→ EXERCISE
Each line of the material below that holds the word "this" needs to be copied.

→ TASK DATA
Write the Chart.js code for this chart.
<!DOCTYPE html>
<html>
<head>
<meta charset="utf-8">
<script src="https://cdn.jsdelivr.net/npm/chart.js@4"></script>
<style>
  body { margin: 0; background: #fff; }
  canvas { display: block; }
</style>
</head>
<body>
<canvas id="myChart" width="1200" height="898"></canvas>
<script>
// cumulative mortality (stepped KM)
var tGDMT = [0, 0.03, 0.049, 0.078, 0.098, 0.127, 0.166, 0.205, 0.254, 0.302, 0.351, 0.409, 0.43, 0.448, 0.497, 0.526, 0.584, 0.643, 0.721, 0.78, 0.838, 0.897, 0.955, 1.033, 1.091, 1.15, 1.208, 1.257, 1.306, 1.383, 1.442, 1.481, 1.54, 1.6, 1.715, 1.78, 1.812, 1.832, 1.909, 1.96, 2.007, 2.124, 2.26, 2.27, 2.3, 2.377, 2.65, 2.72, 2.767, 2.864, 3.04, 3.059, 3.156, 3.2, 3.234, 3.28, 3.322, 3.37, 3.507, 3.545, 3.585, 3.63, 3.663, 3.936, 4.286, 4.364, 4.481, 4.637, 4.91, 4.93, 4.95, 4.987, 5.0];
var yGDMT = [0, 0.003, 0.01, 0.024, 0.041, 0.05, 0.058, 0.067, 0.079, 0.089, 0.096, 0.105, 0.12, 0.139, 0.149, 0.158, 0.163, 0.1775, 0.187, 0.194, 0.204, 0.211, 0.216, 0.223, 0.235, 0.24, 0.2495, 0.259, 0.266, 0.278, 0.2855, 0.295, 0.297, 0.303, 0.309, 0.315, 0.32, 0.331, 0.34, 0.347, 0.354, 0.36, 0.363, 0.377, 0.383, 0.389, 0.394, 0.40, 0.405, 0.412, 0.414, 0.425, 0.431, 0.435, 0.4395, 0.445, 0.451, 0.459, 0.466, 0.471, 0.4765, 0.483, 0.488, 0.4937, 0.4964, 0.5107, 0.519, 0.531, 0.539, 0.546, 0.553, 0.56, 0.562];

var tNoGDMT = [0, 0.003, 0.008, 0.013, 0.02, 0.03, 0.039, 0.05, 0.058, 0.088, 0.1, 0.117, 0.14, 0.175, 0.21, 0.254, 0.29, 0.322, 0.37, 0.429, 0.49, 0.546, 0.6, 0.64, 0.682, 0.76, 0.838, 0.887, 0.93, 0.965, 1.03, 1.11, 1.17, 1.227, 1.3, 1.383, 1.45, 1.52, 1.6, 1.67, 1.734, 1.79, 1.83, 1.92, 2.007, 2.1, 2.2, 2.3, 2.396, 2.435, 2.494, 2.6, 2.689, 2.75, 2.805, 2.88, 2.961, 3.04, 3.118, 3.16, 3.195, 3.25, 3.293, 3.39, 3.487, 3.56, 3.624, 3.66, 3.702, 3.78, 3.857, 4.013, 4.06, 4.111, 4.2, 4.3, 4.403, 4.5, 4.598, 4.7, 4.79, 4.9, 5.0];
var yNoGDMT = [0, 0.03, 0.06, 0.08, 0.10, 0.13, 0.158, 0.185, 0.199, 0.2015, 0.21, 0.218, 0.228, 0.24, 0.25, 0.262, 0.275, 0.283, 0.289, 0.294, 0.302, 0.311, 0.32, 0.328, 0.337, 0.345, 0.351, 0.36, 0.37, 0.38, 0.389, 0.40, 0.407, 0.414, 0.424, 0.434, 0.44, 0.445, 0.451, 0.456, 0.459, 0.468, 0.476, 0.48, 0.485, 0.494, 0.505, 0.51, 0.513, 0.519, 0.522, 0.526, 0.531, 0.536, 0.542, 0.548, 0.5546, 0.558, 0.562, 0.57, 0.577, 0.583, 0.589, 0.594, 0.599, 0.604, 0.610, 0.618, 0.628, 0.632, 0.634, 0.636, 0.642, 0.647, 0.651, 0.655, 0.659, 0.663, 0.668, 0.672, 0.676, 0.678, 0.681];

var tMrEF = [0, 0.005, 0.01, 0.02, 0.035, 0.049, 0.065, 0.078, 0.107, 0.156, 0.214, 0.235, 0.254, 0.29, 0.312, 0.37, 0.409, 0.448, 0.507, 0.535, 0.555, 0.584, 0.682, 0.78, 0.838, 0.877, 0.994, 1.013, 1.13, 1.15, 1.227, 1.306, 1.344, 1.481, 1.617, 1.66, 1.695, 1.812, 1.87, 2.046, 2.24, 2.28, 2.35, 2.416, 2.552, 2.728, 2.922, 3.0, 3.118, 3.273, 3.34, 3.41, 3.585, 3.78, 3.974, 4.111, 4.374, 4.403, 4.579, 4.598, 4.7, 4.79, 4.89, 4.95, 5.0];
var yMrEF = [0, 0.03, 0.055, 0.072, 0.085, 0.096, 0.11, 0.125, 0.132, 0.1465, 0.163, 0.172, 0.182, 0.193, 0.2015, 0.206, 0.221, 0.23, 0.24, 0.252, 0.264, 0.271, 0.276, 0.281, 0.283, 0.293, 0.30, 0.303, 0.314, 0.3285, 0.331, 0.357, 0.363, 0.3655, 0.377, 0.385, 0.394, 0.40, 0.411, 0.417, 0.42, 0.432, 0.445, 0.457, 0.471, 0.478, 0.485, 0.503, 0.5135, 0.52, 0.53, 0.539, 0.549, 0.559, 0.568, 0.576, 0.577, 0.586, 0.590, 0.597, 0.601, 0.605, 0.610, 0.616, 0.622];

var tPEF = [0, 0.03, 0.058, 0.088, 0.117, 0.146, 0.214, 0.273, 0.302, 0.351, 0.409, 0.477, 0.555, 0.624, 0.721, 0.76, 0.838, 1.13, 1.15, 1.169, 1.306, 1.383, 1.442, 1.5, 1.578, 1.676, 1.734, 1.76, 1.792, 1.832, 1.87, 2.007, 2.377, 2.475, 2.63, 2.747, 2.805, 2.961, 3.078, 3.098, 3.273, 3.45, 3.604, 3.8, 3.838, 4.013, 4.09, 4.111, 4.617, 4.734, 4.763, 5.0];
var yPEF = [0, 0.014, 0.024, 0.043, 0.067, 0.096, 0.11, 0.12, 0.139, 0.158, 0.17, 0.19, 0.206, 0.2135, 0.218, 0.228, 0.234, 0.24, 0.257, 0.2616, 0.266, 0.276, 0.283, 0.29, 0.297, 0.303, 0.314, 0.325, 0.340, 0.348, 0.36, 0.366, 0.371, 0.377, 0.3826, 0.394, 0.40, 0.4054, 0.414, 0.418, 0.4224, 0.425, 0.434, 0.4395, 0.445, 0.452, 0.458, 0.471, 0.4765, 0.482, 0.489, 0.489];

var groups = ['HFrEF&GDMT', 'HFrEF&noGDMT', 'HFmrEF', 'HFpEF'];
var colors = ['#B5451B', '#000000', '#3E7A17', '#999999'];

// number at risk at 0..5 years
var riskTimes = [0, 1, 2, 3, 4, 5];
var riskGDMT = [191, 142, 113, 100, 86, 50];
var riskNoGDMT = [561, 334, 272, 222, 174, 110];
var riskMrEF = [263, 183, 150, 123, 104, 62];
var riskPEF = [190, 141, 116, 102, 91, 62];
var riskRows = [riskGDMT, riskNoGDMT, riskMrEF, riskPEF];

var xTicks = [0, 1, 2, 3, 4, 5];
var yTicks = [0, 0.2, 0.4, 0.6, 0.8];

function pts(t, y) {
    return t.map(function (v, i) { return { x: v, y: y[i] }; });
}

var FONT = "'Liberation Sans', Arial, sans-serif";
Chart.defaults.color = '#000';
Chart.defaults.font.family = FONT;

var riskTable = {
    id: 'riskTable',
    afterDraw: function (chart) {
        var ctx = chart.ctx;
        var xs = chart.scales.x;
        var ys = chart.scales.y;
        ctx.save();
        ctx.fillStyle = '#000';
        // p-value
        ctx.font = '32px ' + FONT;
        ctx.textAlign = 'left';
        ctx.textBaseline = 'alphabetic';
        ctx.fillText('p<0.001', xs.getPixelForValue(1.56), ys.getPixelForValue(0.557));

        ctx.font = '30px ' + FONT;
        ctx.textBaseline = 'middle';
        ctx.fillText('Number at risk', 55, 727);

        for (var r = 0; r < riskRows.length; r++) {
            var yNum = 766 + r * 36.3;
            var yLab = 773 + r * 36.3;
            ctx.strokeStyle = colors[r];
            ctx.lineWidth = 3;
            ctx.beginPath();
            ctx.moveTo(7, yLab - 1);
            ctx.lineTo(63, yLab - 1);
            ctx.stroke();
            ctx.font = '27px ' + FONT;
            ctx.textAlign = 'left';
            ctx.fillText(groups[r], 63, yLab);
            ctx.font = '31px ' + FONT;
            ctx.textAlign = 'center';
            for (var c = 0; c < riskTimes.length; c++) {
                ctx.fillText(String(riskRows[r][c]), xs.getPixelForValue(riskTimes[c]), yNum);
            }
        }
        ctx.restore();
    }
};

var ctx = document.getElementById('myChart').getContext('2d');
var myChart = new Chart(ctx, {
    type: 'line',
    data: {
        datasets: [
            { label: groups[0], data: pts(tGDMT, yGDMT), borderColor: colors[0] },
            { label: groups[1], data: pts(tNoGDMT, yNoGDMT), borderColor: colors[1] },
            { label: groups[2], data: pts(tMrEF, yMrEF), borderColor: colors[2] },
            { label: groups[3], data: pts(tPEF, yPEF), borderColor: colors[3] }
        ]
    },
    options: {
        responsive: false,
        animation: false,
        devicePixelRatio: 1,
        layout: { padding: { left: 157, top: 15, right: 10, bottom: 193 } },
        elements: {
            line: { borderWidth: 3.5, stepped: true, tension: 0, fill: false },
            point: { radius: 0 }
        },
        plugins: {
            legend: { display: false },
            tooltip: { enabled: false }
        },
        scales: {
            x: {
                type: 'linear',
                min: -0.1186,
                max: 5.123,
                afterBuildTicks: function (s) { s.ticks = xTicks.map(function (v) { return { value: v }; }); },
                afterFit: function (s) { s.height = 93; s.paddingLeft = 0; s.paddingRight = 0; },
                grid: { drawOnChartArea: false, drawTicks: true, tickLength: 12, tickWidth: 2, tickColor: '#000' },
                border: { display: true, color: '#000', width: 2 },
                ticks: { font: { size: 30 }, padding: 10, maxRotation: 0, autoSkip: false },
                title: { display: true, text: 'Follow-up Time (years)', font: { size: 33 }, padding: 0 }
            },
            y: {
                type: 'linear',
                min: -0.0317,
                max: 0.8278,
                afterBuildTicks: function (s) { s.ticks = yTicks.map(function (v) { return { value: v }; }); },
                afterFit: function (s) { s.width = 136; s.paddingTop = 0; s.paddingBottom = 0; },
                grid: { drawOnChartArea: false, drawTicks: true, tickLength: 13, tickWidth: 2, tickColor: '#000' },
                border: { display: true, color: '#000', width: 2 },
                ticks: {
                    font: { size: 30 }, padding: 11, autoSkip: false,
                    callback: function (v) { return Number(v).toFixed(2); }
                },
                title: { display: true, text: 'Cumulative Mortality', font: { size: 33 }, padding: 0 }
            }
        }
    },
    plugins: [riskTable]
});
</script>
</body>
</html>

==

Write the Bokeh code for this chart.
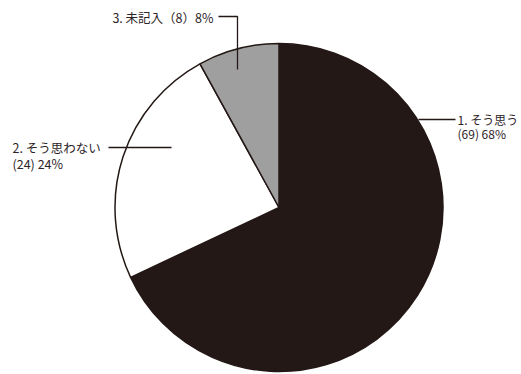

==

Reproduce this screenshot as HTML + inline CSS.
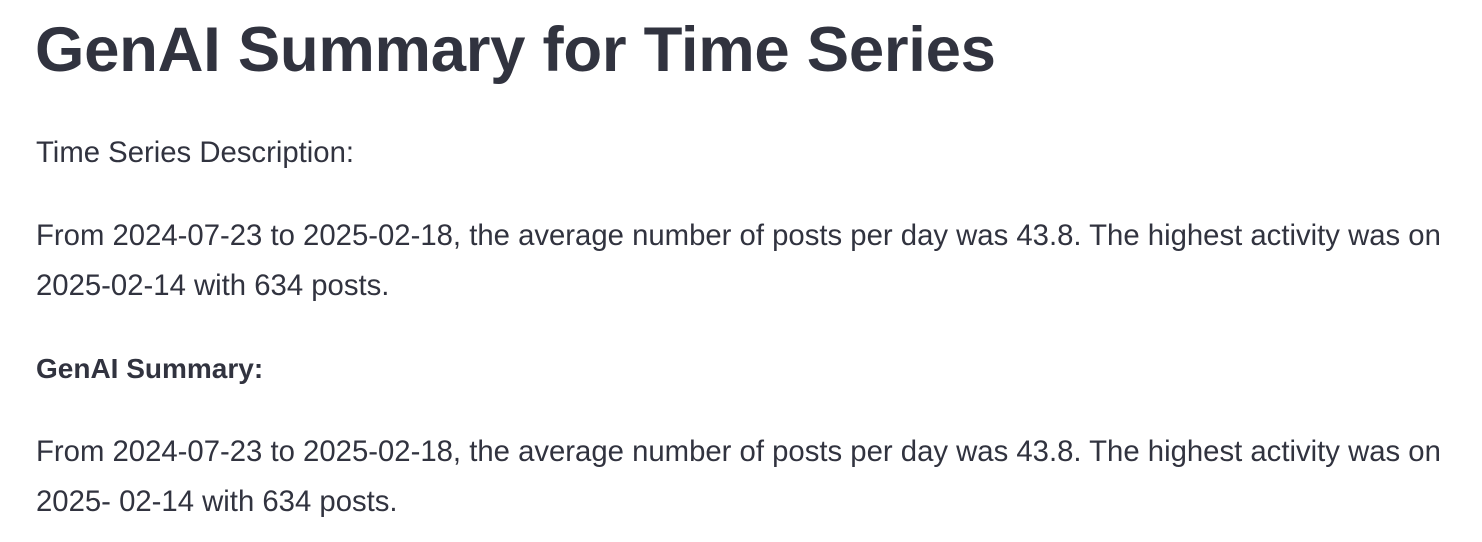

→ EXERCISE RESPONSE
Write the Chart.js code for this chart.
Write the Bokeh code for this chart.
Reproduce this screenshot as HTML + inline CSS.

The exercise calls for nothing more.